Der Bundesrat hat am Freitag über ein Gesetz zur Abscheidung und Lagerung von Kohlendioxid (CCS - Carbon Dioxid Capture and Storage) beraten. Sollte es angenommen werden, wird das Treibhausgas womöglich nach einer Erprobungsphase bis zum Jahr 2017 in alten Bergwerken, ausgeschöpften Erdgasfeldern und ähnlichen unterirdischen Hohlräumen gespeichert. Systemimmanent umstritten an dem Gesetz ist die Länderklausel, die nicht eindeutig klärt, ob die Bundesländer das Verpressen von Kohlendioxid in den Untergrund kategorisch untersagen dürfen oder nicht.

Umstritten ist das Gesetz aber auch deshalb, weil es sich im Kern um eine Maßnahme zur Verschleierung und Verharmlosung der Zerstörungen, auf denen der technologische Fortschritt beruht, handelt. Die als lebensnotwendig angesehene Wärme (wozu auch Elektrizität gerechnet werden kann) wurde und wird stets über die Verbrennung und damit über die unwiederbringliche Vernichtung der Ausgangssubstanz erzeugt. Aus der kleinen Holzfeuerstelle des Homo erectus in der Savanne wurde das in Eisen und Beton gefaßte Großkraftwerk der Neuzeit. Der Preis des vermeintlichen Fortschritts: Die Atmosphärenzusammensetzung der Erde verändert sich, der rasant steigende Kohlendioxidgehalt trägt zur globalen Aufheizung bei - eine Katastrophe vor allem für die flachen Inselstaaten und Küstengebiete, da der Meeresspiegel steigt, aber auch für die heute schon in unwirtlichen Regionen lebenden und in der Regel ärmeren Menschen, die kaum Chancen haben, sich eine neue Heimat zu suchen; nicht zuletzt deshalb, weil sie von den Bewohnern der Wohlstandsregionen gewaltsam daran gehindert werden.

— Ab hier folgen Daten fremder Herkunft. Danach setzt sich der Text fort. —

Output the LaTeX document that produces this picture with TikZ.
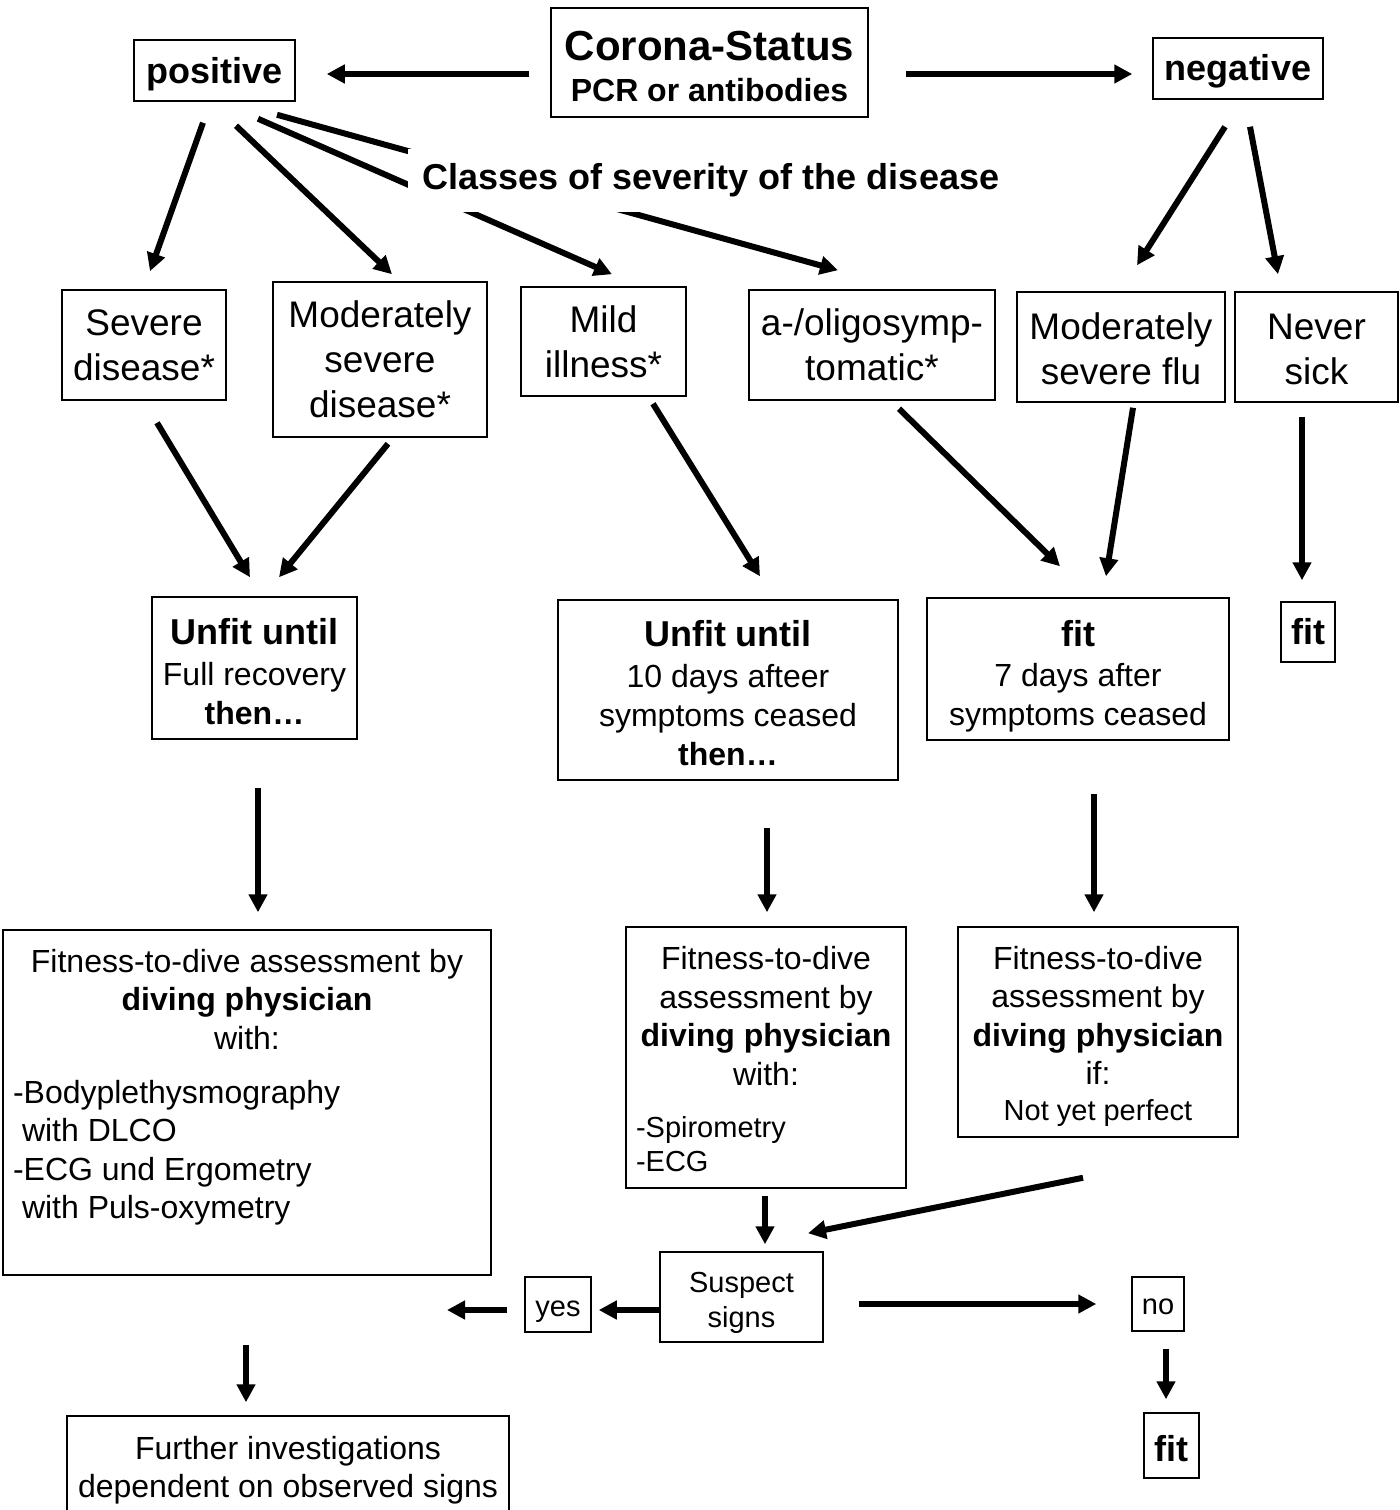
\documentclass[tikz,border=0pt]{standalone}
\usepackage{fontspec}
\setmainfont{Liberation Sans}
\usetikzlibrary{arrows.meta,calc}

\newcommand{\lift}[1]{\rule{0pt}{#1pt}}

\tikzset{
  box/.style={draw, line width=1.5pt, inner sep=0pt},
  big/.style={align=center, font=\bfseries\fontsize{36}{43}\selectfont},
  mid/.style={align=center, font=\fontsize{37}{45}\selectfont},
  txt/.style={align=center, font=\fontsize{32}{39}\selectfont},
  small/.style={align=center, font=\fontsize{29}{35}\selectfont},
  arr/.style={line width=6pt, -{Triangle[length=18pt,width=18pt]}},
}

\begin{document}
\begin{tikzpicture}[x=1pt,y=-1pt]
\useasboundingbox (0,0) rectangle (1400,1510);

\node [box, align=center, font=\bfseries\fontsize{32}{41}\selectfont, minimum width=317pt, minimum height=109pt] (corona) at (709.5,62.5) {{\fontsize{42}{41}\selectfont\lift{38}Corona-Status}\\PCR or antibodies};
\node [box, big, minimum width=161pt, minimum height=61pt] (pos) at (214.5,70.5) {\lift{34}positive};
\node [box, big, minimum width=170pt, minimum height=61pt] (neg) at (1238,68.5) {\lift{32}negative};

\node [box, mid, minimum width=164pt, minimum height=110pt] (sev) at (144,345) {Severe\\disease*};
\node [box, mid, minimum width=214pt, minimum height=155pt] (mod) at (380,359.5) {Moderately\\severe\\disease*};
\node [box, mid, minimum width=165pt, minimum height=109pt] (mild) at (603.5,341.5) {Mild\\illness*};
\node [box, mid, minimum width=246pt, minimum height=110pt] (oligo) at (872,345) {a-/oligosymp-\\tomatic*};
\node [box, mid, minimum width=208pt, minimum height=110pt] (flu) at (1121,347) {\lift{31}Moderately\\severe flu};
\node [box, mid, minimum width=163pt, minimum height=110pt] (never) at (1316.5,347) {\lift{31}Never\\sick};

\node [box, txt, minimum width=205pt, minimum height=142pt] (unfitA) at (254.5,668) {{\bfseries\fontsize{36}{39}\selectfont\lift{32.5}Unfit until}\\[2pt]Full recovery\\\textbf{then…}};
\node [box, txt, minimum width=340pt, minimum height=180pt] (unfitB) at (728,690) {{\bfseries\fontsize{36}{39}\selectfont\lift{32.5}Unfit until}\\[2pt]10 days afteer\\symptoms ceased\\\textbf{then…}};
\node [box, txt, minimum width=302pt, minimum height=142pt] (fitC) at (1078,669) {{\bfseries\fontsize{36}{39}\selectfont\lift{40}fit}\\[1pt]7 days after\\symptoms ceased};
\node [box, big, minimum width=54pt, minimum height=60pt] (fitD) at (1308,632) {fit};

\node [box, inner xsep=10pt, inner ysep=19pt] (diveA) at (247,1102.5) {\parbox[c][307pt][t]{468pt}{\fontsize{32}{38.5}\selectfont\centering Fitness-to-dive assessment by\\\textbf{diving physician}\\with:\par\vspace{15.5pt}\raggedright -Bodyplethysmography\\\hspace*{9pt}with DLCO\\-ECG und Ergometry\\\hspace*{9pt}with Puls-oxymetry\par}};
\node [box, inner xsep=10pt, minimum width=280pt, minimum height=261pt] (diveB) at (766,1057.5) {\parbox{260pt}{\fontsize{32}{38.5}\selectfont\centering\lift{27}Fitness-to-dive\\assessment by\\\textbf{diving physician}\\with:\par\vspace{18.5pt}\fontsize{29}{34}\selectfont\raggedright -Spirometry\\-ECG\par}};
\node [box, align=center, font=\fontsize{32}{38.5}\selectfont, minimum width=280pt, minimum height=210pt] (diveC) at (1098,1032) {\lift{31.5}Fitness-to-dive\\assessment by\\\textbf{diving physician}\\if:\\[-3pt]{\fontsize{29}{35}\selectfont Not yet perfect}};

\node [box, small, minimum width=163pt, minimum height=90pt] (susp) at (741.5,1297) {\lift{31}Suspect\\signs};
\node [box, small, minimum width=66pt, minimum height=55pt] (yes) at (558,1304.5) {\lift{29}yes};
\node [box, small, minimum width=52pt, minimum height=54pt] (no) at (1158,1304) {\lift{21}no};
\node [box, big, minimum width=55pt, minimum height=65pt] (fitE) at (1171.5,1445.5) {\lift{32}fit};
\node [box, txt, minimum width=442pt, minimum height=102pt] (further) at (288,1467) {\lift{29.5}Further investigations\\[-1pt]dependent on observed signs};

\coordinate (yesEnd) at (447,1310);
\coordinate (furtherIn) at (246,1345);

\draw [arr] ($(corona.west)+(-21,11.5)$) -- ($(pos.east)+(31,3.5)$);
\draw [arr] ($(corona.east)+(37,11.5)$) -- ($(neg.west)+(-20,5.5)$);
\draw [arr] ($(pos.south)+(-11.5,21)$) -- ($(sev.north)+(6,-18)$);
\draw [arr] ($(pos.south)+(21.5,24)$) -- ($(mod.north)+(12,-7)$);
\draw [arr] ($(pos.south)+(43.5,17)$) -- ($(mild.north)+(8.5,-12)$);
\draw [arr] ($(pos.south)+(62.5,13)$) -- ($(oligo.north)+(-34,-19)$);
\draw [arr] ($(neg.south)+(-13,27)$) -- ($(flu.north)+(16,-26)$);
\draw [arr] ($(neg.south)+(12,27)$) -- ($(never.north)+(-38.5,-17)$);

\node [fill=white, inner xsep=15pt, minimum height=63pt, font=\bfseries\fontsize{36}{43}\selectfont] (classes) at (711,180) {Classes of severity of the disease};

\draw [arr] ($(sev.south)+(13,22)$) -- ($(unfitA.north)+(-4.5,-19)$);
\draw [arr] ($(mod.south)+(8,6)$) -- ($(unfitA.north)+(24.5,-19)$);
\draw [arr] ($(mild.south)+(49.5,7)$) -- ($(unfitB.north)+(32,-23)$);
\draw [arr] ($(oligo.south)+(27,8)$) -- ($(fitC.north)+(-18,-31)$);
\draw [arr] ($(flu.south)+(12,5)$) -- ($(fitC.north)+(28,-21)$);
\draw [arr] ($(never.south)+(-14.5,14)$) -- ($(fitD.north)+(-6,-21)$);

\draw [arr] ($(unfitA.south)+(3.5,48)$) -- ($(diveA.north)+(11,-17)$);
\draw [arr] ($(unfitB.south)+(39,47)$) -- ($(diveB.north)+(1,-14)$);
\draw [arr] ($(fitC.south)+(16,53)$) -- ($(diveC.north)+(-4,-14)$);

\draw [arr] ($(diveB.south)+(-1,7)$) -- ($(susp.north)+(23.5,-7)$);
\draw [arr] ($(diveC.south)+(-15,40)$) -- ($(susp.north)+(66.5,-18)$);
\draw [arr] ($(susp.west)+(0,13)$) -- ($(yes.east)+(7,5.5)$);
\draw [arr] ($(yes.west)+(-17,5.5)$) -- (yesEnd);
\draw [arr] (furtherIn) -- ($(further.north)+(-42,-13)$);
\draw [arr] ($(susp.east)+(35,7)$) -- ($(no.west)+(-35,0)$);
\draw [arr] ($(no.south)+(8,17)$) -- ($(fitE.north)+(-5.5,-13)$);
\end{tikzpicture}
\end{document}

Mit der CCS-Technologie, die sich noch im Erforschungsstadium befindet, würde der auf Verbrennung und Zerstörung basierenden technologischen Entwicklung nicht etwa ein Riegel vorgeschoben, sondern sie würde fortgesetzt, quasi legitimiert. Übersehen wird dabei, daß der zunehmende Energieverbrauch der Menschheit keineswegs mit einer allgemeinen Erleichterung der Lebensbewältigung einherging, sondern daß der Verbrauch ein Wachstum befördert, das im wesentlichen die Funktion hat, die Menschen immer enger den vorherrschenden Produktions- und Reproduktionsbedingungen zu unterstellen.

Die Entscheidung für das Abscheiden und Lagern von Kohlendioxid, so die CCS-Technologie denn in Deutschland eingeführt wird, ist eine Entscheidung unter zahllosen, die fortwährend auf dem immer gleichen Kurs getroffen werden. Nicht auf die zunehmende Befreiung des Menschen von den ihn bedingenden Zwängen der Existenzsicherung und Lebensbewältigung treibt die technologische Weiterentwicklung zu, sondern auf die Vertiefung seiner Verfügbarmachung bis hin zur finalen Verwertung der Physis.